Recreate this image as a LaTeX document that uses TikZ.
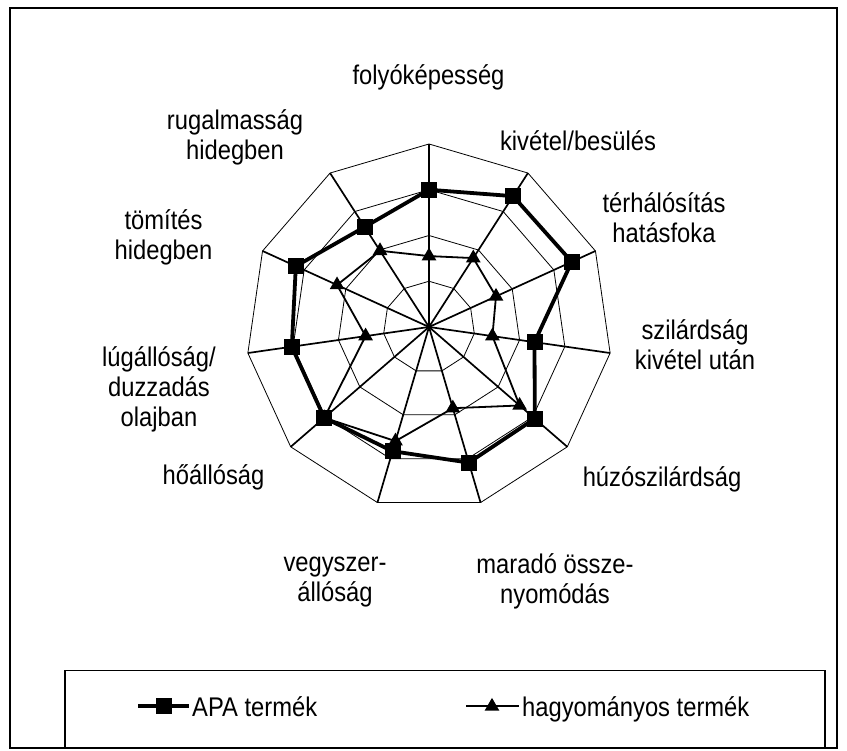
\documentclass[tikz,border=0pt]{standalone}
\usepackage{fontspec}
\setmainfont{Liberation Sans}[FakeStretch=0.88]
\usetikzlibrary{shapes.geometric,positioning}

\newcommand{\cimkebetu}{\fontsize{27}{30}\selectfont}

\tikzset{
    racs/.style={line width=0.8pt},
    tengely/.style={line width=1.7pt},
    apavonal/.style={line width=3.8pt},
    hagyvonal/.style={line width=1.8pt},
    negyzet/.style={rectangle, fill=black, minimum size=16pt, inner sep=0pt},
    haromszog/.style={regular polygon, regular polygon sides=3, fill=black, minimum size=17pt, inner sep=0pt},
    cimke/.style={font=\cimkebetu, align=center, inner sep=0pt},
    jelmagy/.style={font=\cimkebetu, inner sep=0pt, anchor=base west}
}

\begin{document}
\begin{tikzpicture}[x=1pt,y=1pt]
    \useasboundingbox (0,0) rectangle (847,751);
    % Keret
    \draw[line width=1.4pt] (10,3) rectangle (837,743);

    \begin{scope}[shift={(429,424)}]
        % Racs: 4 tizenegyszog
        \foreach \r in {1,...,4}
            \draw[racs] (90:{\r*45.75}) \foreach \i in {1,...,10} { -- ({90-\i*360/11}:{\r*45.75}) } -- cycle;
        % Tengelyek
        \coordinate (kozep) at (0,0);
        \foreach \i in {0,...,10} {
            \coordinate (veg\i) at ({90-\i*360/11}:183);
            \draw[tengely] (kozep) -- (veg\i);
        }

        % Adatpontok
        \foreach \v [count=\i from 0] in {3.00,3.40,3.43,2.33,3.06,3.09,2.83,3.03,3.03,3.20,2.60}
            \coordinate (apa\i) at ({90-\i*360/11}:{\v*45.75});
        \foreach \v [count=\i from 0] in {1.55,1.79,1.61,1.40,2.62,1.85,2.60,3.03,1.40,2.21,1.98}
            \coordinate (hagy\i) at ({90-\i*360/11}:{\v*45.75});

        % APA termek
        \draw[apavonal] (apa0) \foreach \i in {1,...,10} { -- (apa\i) } -- cycle;
        % hagyomanyos termek
        \draw[hagyvonal] (hagy0) \foreach \i in {1,...,10} { -- (hagy\i) } -- cycle;
        \foreach \i in {0,...,10}
            \node[haromszog] (hjel\i) at (hagy\i) {};
        \foreach \i in {0,...,10}
            \node[negyzet] (ajel\i) at (apa\i) {};
    \end{scope}

    % Tengelyfeliratok
    \node[cimke] (c0) at (428.5,674) {folyóképesség};
    \node[cimke] (c1) at (578,610) {kivétel/besülés};
    \node[cimke] (c2) at (664,533) {térhálósítás\\hatásfoka};
    \node[cimke] (c3) at (695,406) {szilárdság\\kivétel után};
    \node[cimke] (c4) at (662,272) {húzószilárdság};
    \node[cimke] (c5) at (555,170) {maradó össze-\\nyomódás};
    \node[cimke] (c6) at (335,169) {vegyszer-\\állóság};
    \node[cimke] (c7) at (213.5,274) {hőállóság};
    \node[cimke] (c8) at (159,362) {lúgállóság/\\duzzadás\\olajban};
    \node[cimke] (c9) at (163.5,514) {tömítés\\hidegben};
    \node[cimke] (c10) at (235,614) {rugalmasság\\hidegben};

    % Jelmagyarazat
    \draw[line width=1.4pt] (65,3) rectangle (825,80.5);
    \coordinate (apaB) at (138,44.6);
    \coordinate (apaJ) at (189,44.6);
    \draw[apavonal] (apaB) -- (apaJ);
    \node[negyzet] (apaJel) at (163.5,44.6) {};
    \node[jelmagy] (apaSzoveg) at (192,34) {APA termék};

    \coordinate (hagyB) at (466,44.6);
    \coordinate (hagyJ) at (519,44.6);
    \draw[hagyvonal] (hagyB) -- (hagyJ);
    \node[haromszog] (hagyJel) at (492,44.6) {};
    \node[jelmagy] (hagySzoveg) at (522,34) {hagyományos termék};
\end{tikzpicture}
\end{document}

▶ _THE REQUEST_:
Without the pictures, repeat the listing above exactly.

▶ _RESPONSE_:
Recreate this image as a LaTeX document that uses TikZ.
\documentclass[tikz,border=0pt]{standalone}
\usepackage{fontspec}
\setmainfont{Liberation Sans}[FakeStretch=0.88]
\usetikzlibrary{shapes.geometric,positioning}

\newcommand{\cimkebetu}{\fontsize{27}{30}\selectfont}

\tikzset{
    racs/.style={line width=0.8pt},
    tengely/.style={line width=1.7pt},
    apavonal/.style={line width=3.8pt},
    hagyvonal/.style={line width=1.8pt},
    negyzet/.style={rectangle, fill=black, minimum size=16pt, inner sep=0pt},
    haromszog/.style={regular polygon, regular polygon sides=3, fill=black, minimum size=17pt, inner sep=0pt},
    cimke/.style={font=\cimkebetu, align=center, inner sep=0pt},
    jelmagy/.style={font=\cimkebetu, inner sep=0pt, anchor=base west}
}

\begin{document}
\begin{tikzpicture}[x=1pt,y=1pt]
    \useasboundingbox (0,0) rectangle (847,751);
    % Keret
    \draw[line width=1.4pt] (10,3) rectangle (837,743);

    \begin{scope}[shift={(429,424)}]
        % Racs: 4 tizenegyszog
        \foreach \r in {1,...,4}
            \draw[racs] (90:{\r*45.75}) \foreach \i in {1,...,10} { -- ({90-\i*360/11}:{\r*45.75}) } -- cycle;
        % Tengelyek
        \coordinate (kozep) at (0,0);
        \foreach \i in {0,...,10} {
            \coordinate (veg\i) at ({90-\i*360/11}:183);
            \draw[tengely] (kozep) -- (veg\i);
        }

        % Adatpontok
        \foreach \v [count=\i from 0] in {3.00,3.40,3.43,2.33,3.06,3.09,2.83,3.03,3.03,3.20,2.60}
            \coordinate (apa\i) at ({90-\i*360/11}:{\v*45.75});
        \foreach \v [count=\i from 0] in {1.55,1.79,1.61,1.40,2.62,1.85,2.60,3.03,1.40,2.21,1.98}
            \coordinate (hagy\i) at ({90-\i*360/11}:{\v*45.75});

        % APA termek
        \draw[apavonal] (apa0) \foreach \i in {1,...,10} { -- (apa\i) } -- cycle;
        % hagyomanyos termek
        \draw[hagyvonal] (hagy0) \foreach \i in {1,...,10} { -- (hagy\i) } -- cycle;
        \foreach \i in {0,...,10}
            \node[haromszog] (hjel\i) at (hagy\i) {};
        \foreach \i in {0,...,10}
            \node[negyzet] (ajel\i) at (apa\i) {};
    \end{scope}

    % Tengelyfeliratok
    \node[cimke] (c0) at (428.5,674) {folyóképesség};
    \node[cimke] (c1) at (578,610) {kivétel/besülés};
    \node[cimke] (c2) at (664,533) {térhálósítás\\hatásfoka};
    \node[cimke] (c3) at (695,406) {szilárdság\\kivétel után};
    \node[cimke] (c4) at (662,272) {húzószilárdság};
    \node[cimke] (c5) at (555,170) {maradó össze-\\nyomódás};
    \node[cimke] (c6) at (335,169) {vegyszer-\\állóság};
    \node[cimke] (c7) at (213.5,274) {hőállóság};
    \node[cimke] (c8) at (159,362) {lúgállóság/\\duzzadás\\olajban};
    \node[cimke] (c9) at (163.5,514) {tömítés\\hidegben};
    \node[cimke] (c10) at (235,614) {rugalmasság\\hidegben};

    % Jelmagyarazat
    \draw[line width=1.4pt] (65,3) rectangle (825,80.5);
    \coordinate (apaB) at (138,44.6);
    \coordinate (apaJ) at (189,44.6);
    \draw[apavonal] (apaB) -- (apaJ);
    \node[negyzet] (apaJel) at (163.5,44.6) {};
    \node[jelmagy] (apaSzoveg) at (192,34) {APA termék};

    \coordinate (hagyB) at (466,44.6);
    \coordinate (hagyJ) at (519,44.6);
    \draw[hagyvonal] (hagyB) -- (hagyJ);
    \node[haromszog] (hagyJel) at (492,44.6) {};
    \node[jelmagy] (hagySzoveg) at (522,34) {hagyományos termék};
\end{tikzpicture}
\end{document}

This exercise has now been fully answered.